Dataset content:

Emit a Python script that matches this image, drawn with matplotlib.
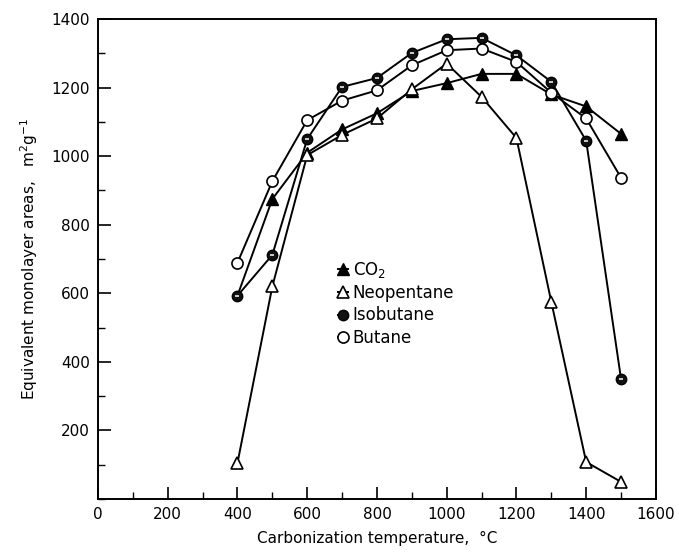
import matplotlib
matplotlib.use("Agg")
import matplotlib.pyplot as plt
from matplotlib.ticker import MultipleLocator

# carbonization temperature, deg C
temps = [400, 500, 600, 700, 800, 900, 1000, 1100, 1200, 1300, 1400, 1500]

co2 = [593, 875, 1010, 1078, 1125, 1190, 1213, 1240, 1240, 1180, 1145, 1065]
neopentane = [105, 620, 1003, 1062, 1110, 1195, 1270, 1173, 1053, 575, 108, 50]
isobutane = [593, 712, 1050, 1202, 1228, 1301, 1341, 1345, 1294, 1217, 1045, 350]
butane = [689, 927, 1105, 1162, 1192, 1265, 1309, 1314, 1275, 1185, 1110, 937]

x_ticks = list(range(0, 1601, 200))
y_ticks = list(range(200, 1401, 200))

plt.rcParams['font.family'] = ['DejaVu Sans']

fig = plt.figure(figsize=(6.79, 5.53), dpi=100)
ax = fig.add_axes([0.1443, 0.0976, 0.8217, 0.868])

lw = 1.4
ax.plot(temps, co2, color='black', lw=lw, marker='^', ms=8, mfc='black',
        mec='black', markevery=list(range(1, len(temps))), label='CO$_2$', zorder=3)
ax.plot(temps, neopentane, color='black', lw=lw, marker='^', ms=8.5, mfc='white',
        mec='black', mew=1.2, label='Neopentane', zorder=3)
ax.plot(temps, isobutane, color='black', lw=lw, marker='o', ms=7.5, mfc='#111111',
        mec='black', label='Isobutane', zorder=4)
# light speckle inside the dark circles
ax.plot(temps, isobutane, ls='none', marker='_', ms=3.5, mec='white', mew=1.1, zorder=5)
ax.plot(temps, butane, color='black', lw=lw, marker='o', ms=8, mfc='white',
        mec='black', mew=1.2, label='Butane', zorder=4)

ax.set_xlim(0, 1600)
ax.set_ylim(0, 1400)
ax.set_xticks(x_ticks)
ax.set_yticks(y_ticks)
ax.xaxis.set_minor_locator(MultipleLocator(100))
ax.yaxis.set_minor_locator(MultipleLocator(100))
ax.tick_params(which='major', direction='in', length=9, width=1.2, labelsize=11, pad=6)
ax.tick_params(which='minor', direction='in', length=5, width=1.0)
for s in ax.spines.values():
    s.set_linewidth(1.4)

ax.set_xlabel('Carbonization temperature,  °C', fontsize=11, labelpad=6)
ax.set_ylabel('Equivalent monolayer areas,   m$^2$g$^{-1}$', fontsize=11, labelpad=8)

ax.legend(loc='upper left', bbox_to_anchor=(0.415, 0.515), frameon=False,
          fontsize=12, handlelength=0.6, handletextpad=0.3, labelspacing=0.25,
          borderpad=0)

fig.savefig('out.png', dpi=100)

Exercise goal: Repeat, word for word and with no pictures, only the lines running from the beginning of the data to the line that contains "1300, 1400, 1500]".

Task output:
Emit a Python script that matches this image, drawn with matplotlib.
import matplotlib
matplotlib.use("Agg")
import matplotlib.pyplot as plt
from matplotlib.ticker import MultipleLocator

# carbonization temperature, deg C
temps = [400, 500, 600, 700, 800, 900, 1000, 1100, 1200, 1300, 1400, 1500]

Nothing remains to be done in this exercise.